**Your task**
All the data should be repeated exactly. Any image in it is left out.

**The records**
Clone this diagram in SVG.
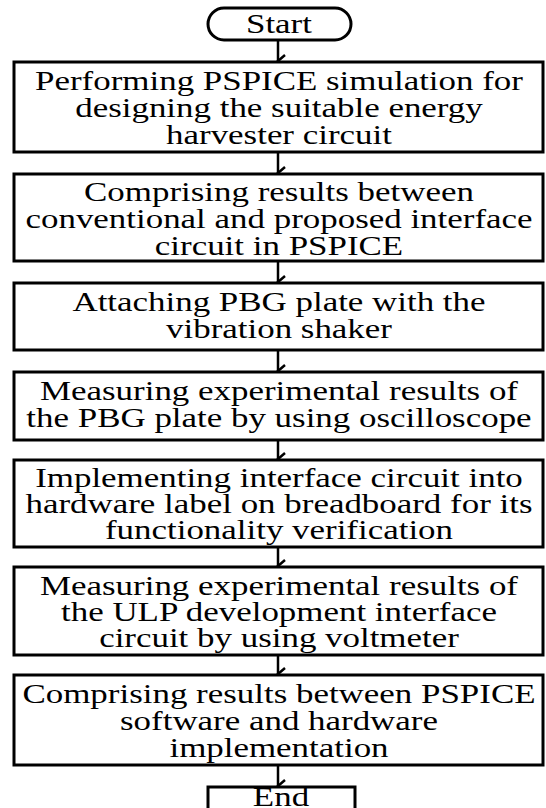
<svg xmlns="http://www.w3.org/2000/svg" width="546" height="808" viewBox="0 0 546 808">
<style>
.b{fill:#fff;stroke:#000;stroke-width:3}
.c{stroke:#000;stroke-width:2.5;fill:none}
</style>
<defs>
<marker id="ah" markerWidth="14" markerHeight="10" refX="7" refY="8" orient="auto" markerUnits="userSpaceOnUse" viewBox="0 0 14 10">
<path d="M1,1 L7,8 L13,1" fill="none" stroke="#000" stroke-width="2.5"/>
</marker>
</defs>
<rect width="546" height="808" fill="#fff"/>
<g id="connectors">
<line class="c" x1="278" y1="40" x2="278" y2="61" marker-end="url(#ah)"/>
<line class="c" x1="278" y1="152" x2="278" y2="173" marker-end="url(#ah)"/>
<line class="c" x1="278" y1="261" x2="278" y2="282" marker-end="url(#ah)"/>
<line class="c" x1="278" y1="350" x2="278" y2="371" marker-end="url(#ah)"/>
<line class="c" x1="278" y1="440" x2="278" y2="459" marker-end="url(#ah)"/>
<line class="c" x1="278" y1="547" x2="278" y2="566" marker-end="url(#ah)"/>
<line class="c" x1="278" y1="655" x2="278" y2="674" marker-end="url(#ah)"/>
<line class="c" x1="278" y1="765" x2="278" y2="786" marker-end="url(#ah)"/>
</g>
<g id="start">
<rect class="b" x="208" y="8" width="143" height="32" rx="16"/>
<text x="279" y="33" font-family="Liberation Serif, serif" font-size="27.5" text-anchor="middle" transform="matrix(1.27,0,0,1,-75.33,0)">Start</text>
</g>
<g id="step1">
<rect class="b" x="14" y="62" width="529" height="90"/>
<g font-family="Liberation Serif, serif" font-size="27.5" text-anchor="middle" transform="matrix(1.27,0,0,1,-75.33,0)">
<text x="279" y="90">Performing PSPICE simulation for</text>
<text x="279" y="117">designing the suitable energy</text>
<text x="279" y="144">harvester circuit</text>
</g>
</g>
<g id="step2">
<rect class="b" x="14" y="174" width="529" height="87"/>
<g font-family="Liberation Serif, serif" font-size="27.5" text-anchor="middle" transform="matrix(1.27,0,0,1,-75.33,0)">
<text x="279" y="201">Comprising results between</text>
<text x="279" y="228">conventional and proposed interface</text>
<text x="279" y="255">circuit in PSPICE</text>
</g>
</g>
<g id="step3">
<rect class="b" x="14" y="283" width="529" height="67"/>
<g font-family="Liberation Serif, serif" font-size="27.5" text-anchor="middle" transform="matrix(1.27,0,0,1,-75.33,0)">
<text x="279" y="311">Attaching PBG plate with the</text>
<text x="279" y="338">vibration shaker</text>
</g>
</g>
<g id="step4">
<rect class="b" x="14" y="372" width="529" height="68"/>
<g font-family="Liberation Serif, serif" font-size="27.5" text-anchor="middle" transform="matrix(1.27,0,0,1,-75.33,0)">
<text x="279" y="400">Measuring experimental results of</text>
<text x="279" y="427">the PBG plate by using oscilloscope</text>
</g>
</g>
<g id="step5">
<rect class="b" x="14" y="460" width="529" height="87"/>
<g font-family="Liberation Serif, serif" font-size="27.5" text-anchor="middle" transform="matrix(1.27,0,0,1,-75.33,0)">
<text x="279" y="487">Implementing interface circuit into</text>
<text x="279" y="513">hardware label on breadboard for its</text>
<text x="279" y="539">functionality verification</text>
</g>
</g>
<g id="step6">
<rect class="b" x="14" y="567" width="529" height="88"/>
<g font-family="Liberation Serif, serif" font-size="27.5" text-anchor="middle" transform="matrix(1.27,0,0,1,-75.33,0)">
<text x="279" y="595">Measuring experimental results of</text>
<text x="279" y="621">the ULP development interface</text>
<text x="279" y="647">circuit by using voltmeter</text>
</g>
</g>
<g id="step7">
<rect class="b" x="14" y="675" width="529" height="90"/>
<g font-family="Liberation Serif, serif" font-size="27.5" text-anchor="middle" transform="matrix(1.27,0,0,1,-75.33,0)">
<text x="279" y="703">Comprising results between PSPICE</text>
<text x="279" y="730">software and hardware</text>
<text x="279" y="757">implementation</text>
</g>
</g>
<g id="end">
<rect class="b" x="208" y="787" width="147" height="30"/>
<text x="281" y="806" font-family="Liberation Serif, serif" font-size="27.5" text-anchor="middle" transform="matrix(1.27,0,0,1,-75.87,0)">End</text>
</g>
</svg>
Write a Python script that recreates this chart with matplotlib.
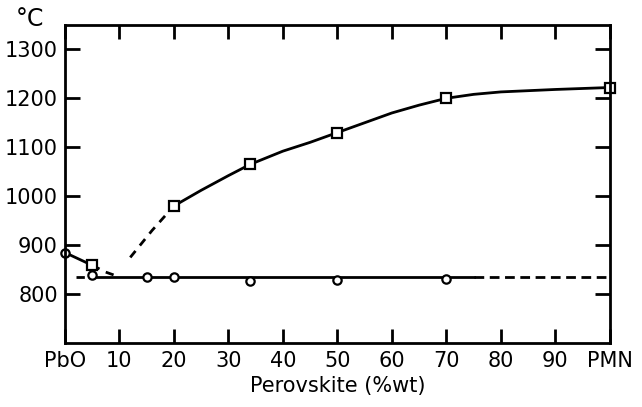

**Output for this task**
Clone this diagram in SVG.
<svg xmlns="http://www.w3.org/2000/svg" width="546" height="808" viewBox="0 0 546 808">
<style>
.b{fill:#fff;stroke:#000;stroke-width:3}
.c{stroke:#000;stroke-width:2.5;fill:none}
</style>
<defs>
<marker id="ah" markerWidth="14" markerHeight="10" refX="7" refY="8" orient="auto" markerUnits="userSpaceOnUse" viewBox="0 0 14 10">
<path d="M1,1 L7,8 L13,1" fill="none" stroke="#000" stroke-width="2.5"/>
</marker>
</defs>
<rect width="546" height="808" fill="#fff"/>
<g id="connectors">
<line class="c" x1="278" y1="40" x2="278" y2="61" marker-end="url(#ah)"/>
<line class="c" x1="278" y1="152" x2="278" y2="173" marker-end="url(#ah)"/>
<line class="c" x1="278" y1="261" x2="278" y2="282" marker-end="url(#ah)"/>
<line class="c" x1="278" y1="350" x2="278" y2="371" marker-end="url(#ah)"/>
<line class="c" x1="278" y1="440" x2="278" y2="459" marker-end="url(#ah)"/>
<line class="c" x1="278" y1="547" x2="278" y2="566" marker-end="url(#ah)"/>
<line class="c" x1="278" y1="655" x2="278" y2="674" marker-end="url(#ah)"/>
<line class="c" x1="278" y1="765" x2="278" y2="786" marker-end="url(#ah)"/>
</g>
<g id="start">
<rect class="b" x="208" y="8" width="143" height="32" rx="16"/>
<text x="279" y="33" font-family="Liberation Serif, serif" font-size="27.5" text-anchor="middle" transform="matrix(1.27,0,0,1,-75.33,0)">Start</text>
</g>
<g id="step1">
<rect class="b" x="14" y="62" width="529" height="90"/>
<g font-family="Liberation Serif, serif" font-size="27.5" text-anchor="middle" transform="matrix(1.27,0,0,1,-75.33,0)">
<text x="279" y="90">Performing PSPICE simulation for</text>
<text x="279" y="117">designing the suitable energy</text>
<text x="279" y="144">harvester circuit</text>
</g>
</g>
<g id="step2">
<rect class="b" x="14" y="174" width="529" height="87"/>
<g font-family="Liberation Serif, serif" font-size="27.5" text-anchor="middle" transform="matrix(1.27,0,0,1,-75.33,0)">
<text x="279" y="201">Comprising results between</text>
<text x="279" y="228">conventional and proposed interface</text>
<text x="279" y="255">circuit in PSPICE</text>
</g>
</g>
<g id="step3">
<rect class="b" x="14" y="283" width="529" height="67"/>
<g font-family="Liberation Serif, serif" font-size="27.5" text-anchor="middle" transform="matrix(1.27,0,0,1,-75.33,0)">
<text x="279" y="311">Attaching PBG plate with the</text>
<text x="279" y="338">vibration shaker</text>
</g>
</g>
<g id="step4">
<rect class="b" x="14" y="372" width="529" height="68"/>
<g font-family="Liberation Serif, serif" font-size="27.5" text-anchor="middle" transform="matrix(1.27,0,0,1,-75.33,0)">
<text x="279" y="400">Measuring experimental results of</text>
<text x="279" y="427">the PBG plate by using oscilloscope</text>
</g>
</g>
<g id="step5">
<rect class="b" x="14" y="460" width="529" height="87"/>
<g font-family="Liberation Serif, serif" font-size="27.5" text-anchor="middle" transform="matrix(1.27,0,0,1,-75.33,0)">
<text x="279" y="487">Implementing interface circuit into</text>
<text x="279" y="513">hardware label on breadboard for its</text>
<text x="279" y="539">functionality verification</text>
</g>
</g>
<g id="step6">
<rect class="b" x="14" y="567" width="529" height="88"/>
<g font-family="Liberation Serif, serif" font-size="27.5" text-anchor="middle" transform="matrix(1.27,0,0,1,-75.33,0)">
<text x="279" y="595">Measuring experimental results of</text>
<text x="279" y="621">the ULP development interface</text>
<text x="279" y="647">circuit by using voltmeter</text>
</g>
</g>
<g id="step7">
<rect class="b" x="14" y="675" width="529" height="90"/>
<g font-family="Liberation Serif, serif" font-size="27.5" text-anchor="middle" transform="matrix(1.27,0,0,1,-75.33,0)">
<text x="279" y="703">Comprising results between PSPICE</text>
<text x="279" y="730">software and hardware</text>
<text x="279" y="757">implementation</text>
</g>
</g>
<g id="end">
<rect class="b" x="208" y="787" width="147" height="30"/>
<text x="281" y="806" font-family="Liberation Serif, serif" font-size="27.5" text-anchor="middle" transform="matrix(1.27,0,0,1,-75.87,0)">End</text>
</g>
</svg>
Write a Python script that recreates this chart with matplotlib.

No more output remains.